- Requirements
Quote the whole listing word for word. Do not include the pictures.

- Provided data

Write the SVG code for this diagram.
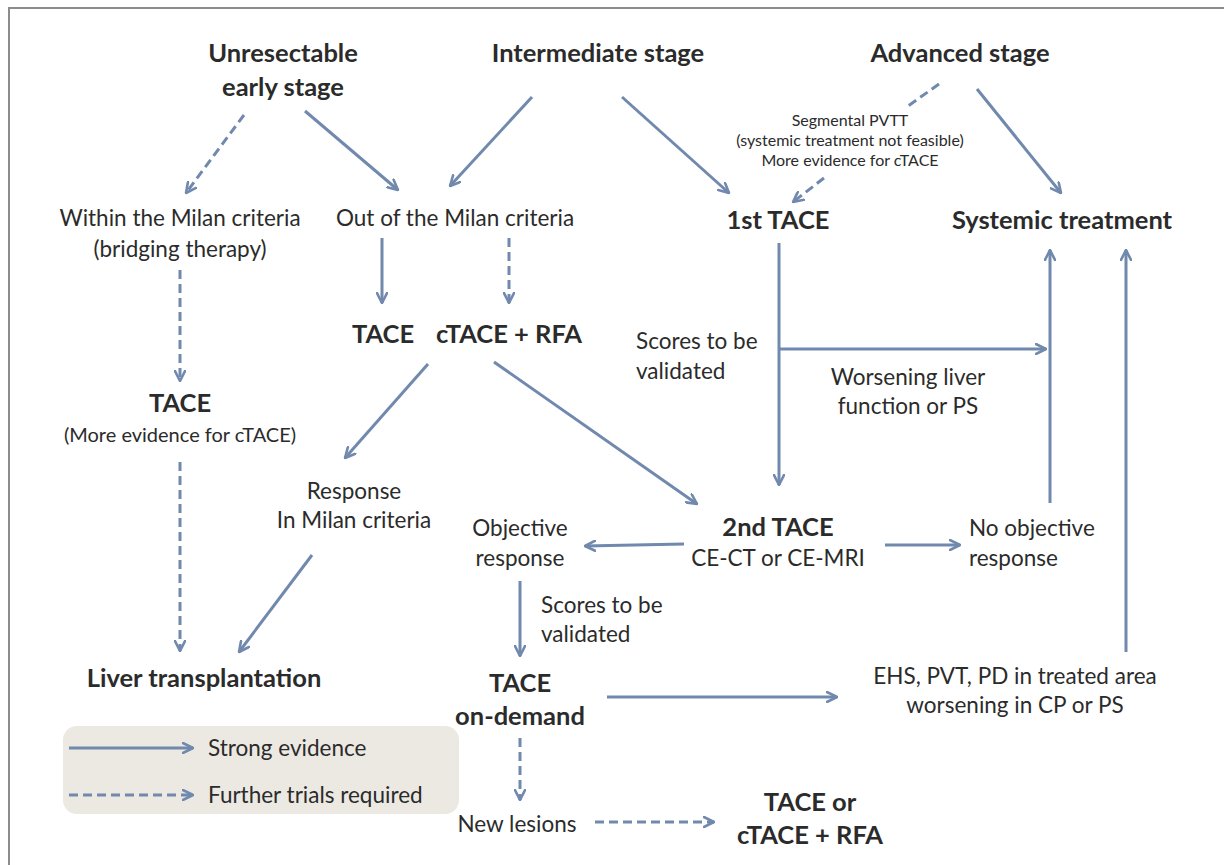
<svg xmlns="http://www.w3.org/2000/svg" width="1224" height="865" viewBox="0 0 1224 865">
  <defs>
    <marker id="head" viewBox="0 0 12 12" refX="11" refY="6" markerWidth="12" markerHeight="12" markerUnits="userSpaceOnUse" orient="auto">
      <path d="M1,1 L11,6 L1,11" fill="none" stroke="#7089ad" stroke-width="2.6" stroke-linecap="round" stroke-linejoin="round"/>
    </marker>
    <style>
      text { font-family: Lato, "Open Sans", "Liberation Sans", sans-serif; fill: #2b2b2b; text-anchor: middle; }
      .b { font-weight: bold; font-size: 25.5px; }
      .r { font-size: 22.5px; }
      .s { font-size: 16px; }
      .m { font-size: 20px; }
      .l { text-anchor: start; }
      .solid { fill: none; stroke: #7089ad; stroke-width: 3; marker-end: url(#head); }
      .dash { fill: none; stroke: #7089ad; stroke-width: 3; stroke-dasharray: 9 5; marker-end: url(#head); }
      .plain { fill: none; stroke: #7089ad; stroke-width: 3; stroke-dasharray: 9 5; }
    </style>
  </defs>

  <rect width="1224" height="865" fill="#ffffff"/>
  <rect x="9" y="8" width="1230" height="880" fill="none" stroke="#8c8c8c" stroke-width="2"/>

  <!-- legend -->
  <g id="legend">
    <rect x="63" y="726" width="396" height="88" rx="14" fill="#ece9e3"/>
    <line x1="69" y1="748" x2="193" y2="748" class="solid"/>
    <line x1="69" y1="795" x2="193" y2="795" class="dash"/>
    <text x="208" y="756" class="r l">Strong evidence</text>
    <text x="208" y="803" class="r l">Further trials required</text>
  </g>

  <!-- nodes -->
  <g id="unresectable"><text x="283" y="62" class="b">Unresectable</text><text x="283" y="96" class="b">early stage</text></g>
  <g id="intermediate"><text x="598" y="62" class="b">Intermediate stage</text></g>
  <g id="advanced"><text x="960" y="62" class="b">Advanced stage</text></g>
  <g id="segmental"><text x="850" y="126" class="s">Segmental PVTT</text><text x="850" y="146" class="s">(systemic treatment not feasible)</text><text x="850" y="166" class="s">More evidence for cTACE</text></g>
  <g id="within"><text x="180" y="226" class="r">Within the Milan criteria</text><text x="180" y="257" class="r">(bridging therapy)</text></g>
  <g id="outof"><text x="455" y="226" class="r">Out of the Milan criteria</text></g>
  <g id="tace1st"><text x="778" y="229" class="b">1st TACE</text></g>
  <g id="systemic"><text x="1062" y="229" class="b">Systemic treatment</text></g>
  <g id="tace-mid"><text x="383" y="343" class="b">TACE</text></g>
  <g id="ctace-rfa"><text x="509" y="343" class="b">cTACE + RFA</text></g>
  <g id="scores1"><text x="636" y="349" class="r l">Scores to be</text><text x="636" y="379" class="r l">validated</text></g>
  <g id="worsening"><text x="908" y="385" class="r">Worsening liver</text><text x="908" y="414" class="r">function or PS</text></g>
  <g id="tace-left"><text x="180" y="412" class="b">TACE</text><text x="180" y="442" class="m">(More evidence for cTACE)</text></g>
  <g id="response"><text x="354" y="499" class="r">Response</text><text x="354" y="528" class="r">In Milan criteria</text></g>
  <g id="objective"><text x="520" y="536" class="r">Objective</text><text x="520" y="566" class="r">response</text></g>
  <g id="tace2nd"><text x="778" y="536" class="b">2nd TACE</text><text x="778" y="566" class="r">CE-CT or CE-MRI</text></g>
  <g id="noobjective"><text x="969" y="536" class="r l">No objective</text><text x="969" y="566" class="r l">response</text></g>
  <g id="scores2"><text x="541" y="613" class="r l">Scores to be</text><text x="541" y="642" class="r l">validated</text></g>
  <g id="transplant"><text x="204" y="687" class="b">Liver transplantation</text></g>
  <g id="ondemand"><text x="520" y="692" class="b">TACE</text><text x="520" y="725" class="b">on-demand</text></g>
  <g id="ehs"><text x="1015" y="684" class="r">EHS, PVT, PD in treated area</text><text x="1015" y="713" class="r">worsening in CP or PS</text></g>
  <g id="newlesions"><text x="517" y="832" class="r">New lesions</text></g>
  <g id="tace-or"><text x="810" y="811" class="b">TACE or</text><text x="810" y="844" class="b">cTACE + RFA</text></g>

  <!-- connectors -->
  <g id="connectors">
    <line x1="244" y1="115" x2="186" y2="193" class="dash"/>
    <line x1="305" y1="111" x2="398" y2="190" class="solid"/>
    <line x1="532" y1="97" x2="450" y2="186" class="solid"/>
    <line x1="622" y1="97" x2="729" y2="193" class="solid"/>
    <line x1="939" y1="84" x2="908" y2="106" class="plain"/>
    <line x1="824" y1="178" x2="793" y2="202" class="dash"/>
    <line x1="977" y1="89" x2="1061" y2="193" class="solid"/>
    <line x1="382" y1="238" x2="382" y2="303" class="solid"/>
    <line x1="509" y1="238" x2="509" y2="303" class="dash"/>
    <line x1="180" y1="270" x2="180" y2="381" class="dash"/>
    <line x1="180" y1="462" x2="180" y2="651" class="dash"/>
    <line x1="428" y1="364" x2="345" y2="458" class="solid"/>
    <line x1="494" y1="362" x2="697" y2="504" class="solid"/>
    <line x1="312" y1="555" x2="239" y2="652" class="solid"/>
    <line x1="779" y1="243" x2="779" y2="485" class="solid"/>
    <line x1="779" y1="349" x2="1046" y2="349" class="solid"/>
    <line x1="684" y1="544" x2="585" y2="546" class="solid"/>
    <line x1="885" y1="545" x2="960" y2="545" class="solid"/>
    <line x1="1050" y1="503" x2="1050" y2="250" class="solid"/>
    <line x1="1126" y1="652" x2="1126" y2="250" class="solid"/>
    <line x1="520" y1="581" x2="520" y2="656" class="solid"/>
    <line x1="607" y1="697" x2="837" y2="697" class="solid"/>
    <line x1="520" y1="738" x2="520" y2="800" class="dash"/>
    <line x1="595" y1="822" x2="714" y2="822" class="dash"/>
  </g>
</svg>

- Exercise output
Write the SVG code for this diagram.
<svg xmlns="http://www.w3.org/2000/svg" width="1224" height="865" viewBox="0 0 1224 865">
  <defs>
    <marker id="head" viewBox="0 0 12 12" refX="11" refY="6" markerWidth="12" markerHeight="12" markerUnits="userSpaceOnUse" orient="auto">
      <path d="M1,1 L11,6 L1,11" fill="none" stroke="#7089ad" stroke-width="2.6" stroke-linecap="round" stroke-linejoin="round"/>
    </marker>
    <style>
      text { font-family: Lato, "Open Sans", "Liberation Sans", sans-serif; fill: #2b2b2b; text-anchor: middle; }
      .b { font-weight: bold; font-size: 25.5px; }
      .r { font-size: 22.5px; }
      .s { font-size: 16px; }
      .m { font-size: 20px; }
      .l { text-anchor: start; }
      .solid { fill: none; stroke: #7089ad; stroke-width: 3; marker-end: url(#head); }
      .dash { fill: none; stroke: #7089ad; stroke-width: 3; stroke-dasharray: 9 5; marker-end: url(#head); }
      .plain { fill: none; stroke: #7089ad; stroke-width: 3; stroke-dasharray: 9 5; }
    </style>
  </defs>

  <rect width="1224" height="865" fill="#ffffff"/>
  <rect x="9" y="8" width="1230" height="880" fill="none" stroke="#8c8c8c" stroke-width="2"/>

  <!-- legend -->
  <g id="legend">
    <rect x="63" y="726" width="396" height="88" rx="14" fill="#ece9e3"/>
    <line x1="69" y1="748" x2="193" y2="748" class="solid"/>
    <line x1="69" y1="795" x2="193" y2="795" class="dash"/>
    <text x="208" y="756" class="r l">Strong evidence</text>
    <text x="208" y="803" class="r l">Further trials required</text>
  </g>

  <!-- nodes -->
  <g id="unresectable"><text x="283" y="62" class="b">Unresectable</text><text x="283" y="96" class="b">early stage</text></g>
  <g id="intermediate"><text x="598" y="62" class="b">Intermediate stage</text></g>
  <g id="advanced"><text x="960" y="62" class="b">Advanced stage</text></g>
  <g id="segmental"><text x="850" y="126" class="s">Segmental PVTT</text><text x="850" y="146" class="s">(systemic treatment not feasible)</text><text x="850" y="166" class="s">More evidence for cTACE</text></g>
  <g id="within"><text x="180" y="226" class="r">Within the Milan criteria</text><text x="180" y="257" class="r">(bridging therapy)</text></g>
  <g id="outof"><text x="455" y="226" class="r">Out of the Milan criteria</text></g>
  <g id="tace1st"><text x="778" y="229" class="b">1st TACE</text></g>
  <g id="systemic"><text x="1062" y="229" class="b">Systemic treatment</text></g>
  <g id="tace-mid"><text x="383" y="343" class="b">TACE</text></g>
  <g id="ctace-rfa"><text x="509" y="343" class="b">cTACE + RFA</text></g>
  <g id="scores1"><text x="636" y="349" class="r l">Scores to be</text><text x="636" y="379" class="r l">validated</text></g>
  <g id="worsening"><text x="908" y="385" class="r">Worsening liver</text><text x="908" y="414" class="r">function or PS</text></g>
  <g id="tace-left"><text x="180" y="412" class="b">TACE</text><text x="180" y="442" class="m">(More evidence for cTACE)</text></g>
  <g id="response"><text x="354" y="499" class="r">Response</text><text x="354" y="528" class="r">In Milan criteria</text></g>
  <g id="objective"><text x="520" y="536" class="r">Objective</text><text x="520" y="566" class="r">response</text></g>
  <g id="tace2nd"><text x="778" y="536" class="b">2nd TACE</text><text x="778" y="566" class="r">CE-CT or CE-MRI</text></g>
  <g id="noobjective"><text x="969" y="536" class="r l">No objective</text><text x="969" y="566" class="r l">response</text></g>
  <g id="scores2"><text x="541" y="613" class="r l">Scores to be</text><text x="541" y="642" class="r l">validated</text></g>
  <g id="transplant"><text x="204" y="687" class="b">Liver transplantation</text></g>
  <g id="ondemand"><text x="520" y="692" class="b">TACE</text><text x="520" y="725" class="b">on-demand</text></g>
  <g id="ehs"><text x="1015" y="684" class="r">EHS, PVT, PD in treated area</text><text x="1015" y="713" class="r">worsening in CP or PS</text></g>
  <g id="newlesions"><text x="517" y="832" class="r">New lesions</text></g>
  <g id="tace-or"><text x="810" y="811" class="b">TACE or</text><text x="810" y="844" class="b">cTACE + RFA</text></g>

  <!-- connectors -->
  <g id="connectors">
    <line x1="244" y1="115" x2="186" y2="193" class="dash"/>
    <line x1="305" y1="111" x2="398" y2="190" class="solid"/>
    <line x1="532" y1="97" x2="450" y2="186" class="solid"/>
    <line x1="622" y1="97" x2="729" y2="193" class="solid"/>
    <line x1="939" y1="84" x2="908" y2="106" class="plain"/>
    <line x1="824" y1="178" x2="793" y2="202" class="dash"/>
    <line x1="977" y1="89" x2="1061" y2="193" class="solid"/>
    <line x1="382" y1="238" x2="382" y2="303" class="solid"/>
    <line x1="509" y1="238" x2="509" y2="303" class="dash"/>
    <line x1="180" y1="270" x2="180" y2="381" class="dash"/>
    <line x1="180" y1="462" x2="180" y2="651" class="dash"/>
    <line x1="428" y1="364" x2="345" y2="458" class="solid"/>
    <line x1="494" y1="362" x2="697" y2="504" class="solid"/>
    <line x1="312" y1="555" x2="239" y2="652" class="solid"/>
    <line x1="779" y1="243" x2="779" y2="485" class="solid"/>
    <line x1="779" y1="349" x2="1046" y2="349" class="solid"/>
    <line x1="684" y1="544" x2="585" y2="546" class="solid"/>
    <line x1="885" y1="545" x2="960" y2="545" class="solid"/>
    <line x1="1050" y1="503" x2="1050" y2="250" class="solid"/>
    <line x1="1126" y1="652" x2="1126" y2="250" class="solid"/>
    <line x1="520" y1="581" x2="520" y2="656" class="solid"/>
    <line x1="607" y1="697" x2="837" y2="697" class="solid"/>
    <line x1="520" y1="738" x2="520" y2="800" class="dash"/>
    <line x1="595" y1="822" x2="714" y2="822" class="dash"/>
  </g>
</svg>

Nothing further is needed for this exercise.